In a crammed room that spectators had to queue to enter, American Bob Diamond - one of Europe's highest-paid executives - declined to say whether he would waive his bonus for a third year and would not say how much Barclays would lend to businesses.

"There was a period of remorse and apology for banks and I think that period needs to be over. We need our banks willing to take risks ... so we can create jobs," Mr. Diamond told the cross-party Treasury Select Committee during 2-1/2 hours of questioning.

Pay was the hot topic, as expected. Britain is heading towards a "car crash" on the issue, according to Jesse Norman, a Conservative Member of Parliament and member of the committee, who said the public resents seeing a U.K. bank bonus pool expected to reach £7-billion ($11-billion U.S.) for 2010.

The government is struggling to clamp down on banker pay, although Finance Minister George Osborne said he was still seeking a settlement with banks to boost business lending and increase pay transparency, warning that all options were on the table if those talks failed.

"The British people and this government will not accept extravagant bonuses this year without a change in behaviour," Mr. Osborne said.

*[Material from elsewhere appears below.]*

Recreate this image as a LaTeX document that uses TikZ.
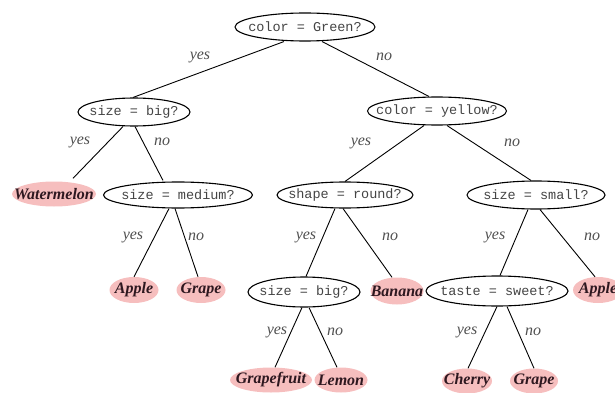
\documentclass[tikz,border=0pt]{standalone}
\usepackage{fontspec}
\setmainfont{Liberation Serif}
\setmonofont{Liberation Mono}
\usetikzlibrary{shapes.geometric}
\definecolor{leafpink}{HTML}{F6BEBE}
\definecolor{leaftext}{HTML}{2E1820}
\definecolor{dectext}{HTML}{444444}
\definecolor{lbltext}{HTML}{505050}
\tikzset{
  dec/.style={ellipse, draw=black, line width=1.1pt, minimum height=28pt, inner sep=0pt,
    minimum width=#1},
  dectxt/.style={text=dectext, font=\ttfamily\fontsize{13.5}{14}\selectfont, inner sep=0pt},
  leaf/.style={ellipse, fill=leafpink, minimum height=25pt, inner sep=0pt, minimum width=#1},
  leaftxt/.style={text=leaftext, font=\bfseries\itshape\fontsize{16}{17}\selectfont, inner sep=0pt},
  lbl/.style={text=lbltext, font=\itshape\fontsize{16}{17}\selectfont, inner sep=0pt},
  edge/.style={draw=black, line width=0.9pt}
}
\begin{document}
\begin{tikzpicture}[x=1pt,y=-1pt]
\useasboundingbox (0,0) rectangle (615,393);
\clip (0,0) rectangle (615,393);
% decision nodes
\node[dec=140pt] (root) at (305,27) {};
\node[dectxt] at (root) {color = Green?};
\node[dec=112pt] (L) at (134,112) {};
\node[dectxt] at (L) {size = big?};
\node[dec=139pt] (R) at (437,111) {};
\node[dectxt] at (R) {color = yellow?};
\node[dec=149pt, minimum height=26pt] (med) at (178,195) {};
\node[dectxt] at (med) {size = medium?};
\node[dec=136pt, minimum height=26pt] (shape) at (345,195) {};
\node[dectxt] at (shape) {shape = round?};
\node[dec=138pt] (small) at (536,195) {};
\node[dectxt] at (small) {size = small?};
\node[dec=112pt, minimum height=30pt] (big2) at (304,292) {};
\node[dectxt] at (big2) {size = big?};
\node[dec=142pt, minimum height=30pt] (taste) at (497,291) {};
\node[dectxt] at (taste) {taste = sweet?};
% leaves
\node[leaf=84pt] (water) at (54,194) {};
\node[leaftxt] at (water) {Watermelon};
\node[leaf=49pt, minimum height=26pt] (apple) at (134,290) {};
\node[leaftxt] at (apple) {Apple};
\node[leaf=49pt, minimum height=26pt] (grape) at (201,290) {};
\node[leaftxt] at (grape) {Grape};
\node[leaf=53pt, minimum height=27pt] (banana) at (397,291) {};
\node[leaftxt] at (banana) {Banana};
\node[leaf=50pt, minimum height=26pt] (apple2) at (598,290) {};
\node[leaftxt] at (apple2) {Apple};
\node[leaf=82pt] (gfruit) at (271,380) {};
\node[leaftxt] at (gfruit) {Grapefruit};
\node[leaf=53pt] (lemon) at (341,380) {};
\node[leaftxt] at (lemon) {Lemon};
\node[leaf=50pt] (cherry) at (467,381) {};
\node[leaftxt] at (cherry) {Cherry};
\node[leaf=48pt] (grape2) at (534,381) {};
\node[leaftxt] at (grape2) {Grape};
% connectors
\draw[edge] ([xshift=-21pt]root.south) -- ([xshift=-1pt]L.north);
\draw[edge] ([xshift=17pt]root.south) -- ([xshift=-8pt]R.north);
\draw[edge] ([xshift=-11pt]L.south) -- ([xshift=19pt,yshift=3pt]water.north);
\draw[edge] ([xshift=1pt]L.south) -- ([xshift=-15pt,yshift=1pt]med.north);
\draw[edge] ([xshift=-13pt]R.south) -- (shape.north);
\draw[edge] ([xshift=10pt]R.south) -- ([xshift=-5pt]small.north);
\draw[edge] ([xshift=-9pt]med.south) -- (apple.north);
\draw[edge] ([xshift=-3pt]med.south) -- ([xshift=-3pt]grape.north);
\draw[edge] ([xshift=-10pt]shape.south) -- ([xshift=2pt]big2.north);
\draw[edge] ([xshift=-2pt]shape.south) -- ([xshift=-5pt]banana.north);
\draw[edge] ([xshift=-8pt]small.south) -- ([xshift=3pt]taste.north);
\draw[edge] ([xshift=4pt]small.south) -- ([xshift=-3pt]apple2.north);
\draw[edge] ([xshift=-2pt]big2.south) -- ([xshift=4pt]gfruit.north);
\draw[edge] ([xshift=5pt]big2.south) -- ([xshift=-4pt]lemon.north);
\draw[edge] (taste.south) -- ([xshift=1pt]cherry.north);
\draw[edge] ([xshift=10pt]taste.south) -- (grape2.north);
% labels
\node[lbl] (y0) at (200,57) {yes};
\node[lbl] (n0) at (384,57) {no};
\node[lbl] (y1) at (80,142) {yes};
\node[lbl] (n1) at (162,142) {no};
\node[lbl] (y2) at (361,143) {yes};
\node[lbl] (n2) at (512,143) {no};
\node[lbl] (y3) at (133,237) {yes};
\node[lbl] (n3) at (196,237) {no};
\node[lbl] (y4) at (306,237) {yes};
\node[lbl] (n4) at (390,237) {no};
\node[lbl] (y5) at (495,237) {yes};
\node[lbl] (n5) at (592,237) {no};
\node[lbl] (y6) at (277,332) {yes};
\node[lbl] (n6) at (335,332) {no};
\node[lbl] (y7) at (467,332) {yes};
\node[lbl] (n7) at (533,332) {no};
\end{tikzpicture}
\end{document}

Mr. Diamond, who became CEO at the start of the year after running Barclays' investment bank for 14 years, said he was committed "to be responsible and to provide any restraint I can" on pay, but repeatedly said he had to compete against rivals such as Credit Suisse and Goldman Sachs in retaining key staff.

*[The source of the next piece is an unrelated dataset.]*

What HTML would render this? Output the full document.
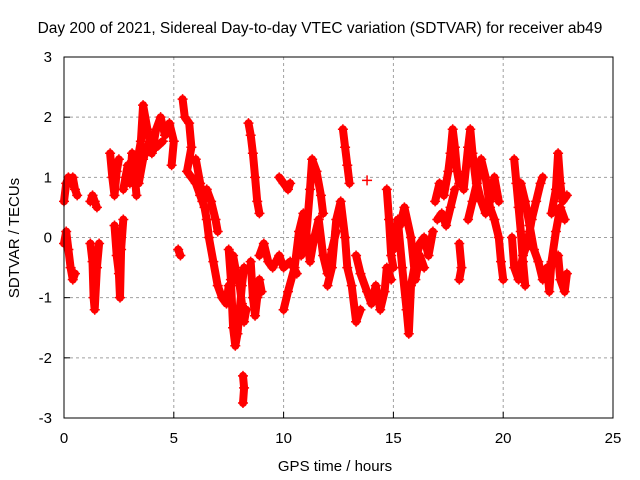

He said there had been no decisions on bonuses or the level of likely lending to businesses in the coming year.

The row about irresponsible pay flared up again in Britain after a weekend report that Stephen Hester, CEO of majority state-owned Royal Bank of Scotland PLC, was set for a £2.5-million bonus. The government said on Tuesday it had no power to restrict payouts at RBS this year.

Asked whether he would waive his bonus this year, Mr. Diamond, who earned £21-million in 2007 but has waived his bonus for the last two years, said he would decide "with his family" whether to accept a bonus if he were awarded one.

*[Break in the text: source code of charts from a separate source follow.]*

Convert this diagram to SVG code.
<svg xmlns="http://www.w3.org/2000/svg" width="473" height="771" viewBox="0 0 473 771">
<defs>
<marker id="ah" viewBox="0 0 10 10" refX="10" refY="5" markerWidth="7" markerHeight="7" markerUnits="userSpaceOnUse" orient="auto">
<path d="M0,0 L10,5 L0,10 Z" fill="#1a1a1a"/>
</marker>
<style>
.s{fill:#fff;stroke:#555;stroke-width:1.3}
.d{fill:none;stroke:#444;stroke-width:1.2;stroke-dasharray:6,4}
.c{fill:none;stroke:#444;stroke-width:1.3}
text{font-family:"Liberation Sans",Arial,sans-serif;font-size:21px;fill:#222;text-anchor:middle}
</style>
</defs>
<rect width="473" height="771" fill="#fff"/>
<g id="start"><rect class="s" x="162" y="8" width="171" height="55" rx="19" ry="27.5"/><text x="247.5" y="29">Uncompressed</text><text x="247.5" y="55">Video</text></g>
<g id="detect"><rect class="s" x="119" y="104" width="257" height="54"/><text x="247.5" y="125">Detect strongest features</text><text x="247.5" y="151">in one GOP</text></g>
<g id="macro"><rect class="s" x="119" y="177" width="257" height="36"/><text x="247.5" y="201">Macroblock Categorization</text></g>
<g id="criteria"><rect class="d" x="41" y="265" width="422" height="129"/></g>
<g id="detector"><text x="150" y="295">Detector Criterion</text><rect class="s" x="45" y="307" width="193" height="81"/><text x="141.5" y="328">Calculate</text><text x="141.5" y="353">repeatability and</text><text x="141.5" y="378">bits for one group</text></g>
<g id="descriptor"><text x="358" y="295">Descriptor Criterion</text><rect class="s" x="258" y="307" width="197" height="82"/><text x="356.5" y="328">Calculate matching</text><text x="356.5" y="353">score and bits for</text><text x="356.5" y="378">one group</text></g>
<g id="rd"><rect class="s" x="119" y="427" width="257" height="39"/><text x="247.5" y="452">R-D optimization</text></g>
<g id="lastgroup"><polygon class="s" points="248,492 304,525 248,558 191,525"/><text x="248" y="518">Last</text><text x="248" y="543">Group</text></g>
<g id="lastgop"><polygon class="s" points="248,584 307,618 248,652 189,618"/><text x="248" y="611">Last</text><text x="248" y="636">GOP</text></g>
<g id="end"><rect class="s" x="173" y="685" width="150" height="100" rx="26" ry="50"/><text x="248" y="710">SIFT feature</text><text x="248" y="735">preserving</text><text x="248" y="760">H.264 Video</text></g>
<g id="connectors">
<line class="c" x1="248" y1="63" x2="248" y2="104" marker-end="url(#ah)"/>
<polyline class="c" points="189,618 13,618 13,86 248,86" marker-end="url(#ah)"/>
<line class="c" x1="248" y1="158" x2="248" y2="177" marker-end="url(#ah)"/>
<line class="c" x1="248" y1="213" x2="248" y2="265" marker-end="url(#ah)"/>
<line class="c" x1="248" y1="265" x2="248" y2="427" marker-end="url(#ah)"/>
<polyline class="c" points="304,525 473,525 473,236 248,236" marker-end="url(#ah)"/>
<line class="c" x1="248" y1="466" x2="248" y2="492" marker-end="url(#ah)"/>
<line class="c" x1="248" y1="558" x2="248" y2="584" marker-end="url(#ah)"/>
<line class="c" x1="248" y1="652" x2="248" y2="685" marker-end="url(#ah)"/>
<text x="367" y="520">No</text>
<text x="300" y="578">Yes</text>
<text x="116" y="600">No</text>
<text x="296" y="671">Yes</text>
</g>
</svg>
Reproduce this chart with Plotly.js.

Mr. Diamond, 59, said taxpayers should never bear the burden when a bank lands in trouble, reflecting global efforts to inflict more pain on bondholders in case a bank hits problems and not bail them out with taxpayer money.

But in one heated exchange he refused to say he was grateful for taxpayer support during the financial crisis, instead acknowledging help from regulators and central banks.

Barclays did not receive direct taxpayer support at the height of the crisis, but data released in December put it among the biggest users of emergency funds from the U.S. Federal Reserve.

It borrowed $47.9-billion under the Primary Dealer Credit Facility, an overnight facility for broker-dealers, after its takeover of Lehman Brothers' U.S. operations at a knockdown price.

Mr. Diamond also defended the universal banking model that combines retail and investment banking and which is under pressure internationally from financial regulators, saying it provided more stability.

Yet the new boss may opt to shrink his investment bank and other parts of Barclays with a radical shakeup next month to ditch low-return assets, analysts at UBS said this week.

Mr. Diamond said he will be addressing the challenge of elevating returns above the cost of capital when he releases 2010 results on Feb. 15, and estimated that higher capital requirements would hurt banks' profitability by 3 to 5 percentage points before any mitigating action.

Weaker banks will be harder hit and there is likely to be restructuring in the sector across Europe, he said.

Mr. Diamond said he was committed to keeping Barclays headquartered London, after some banks threatened to leave if regulations became too adverse.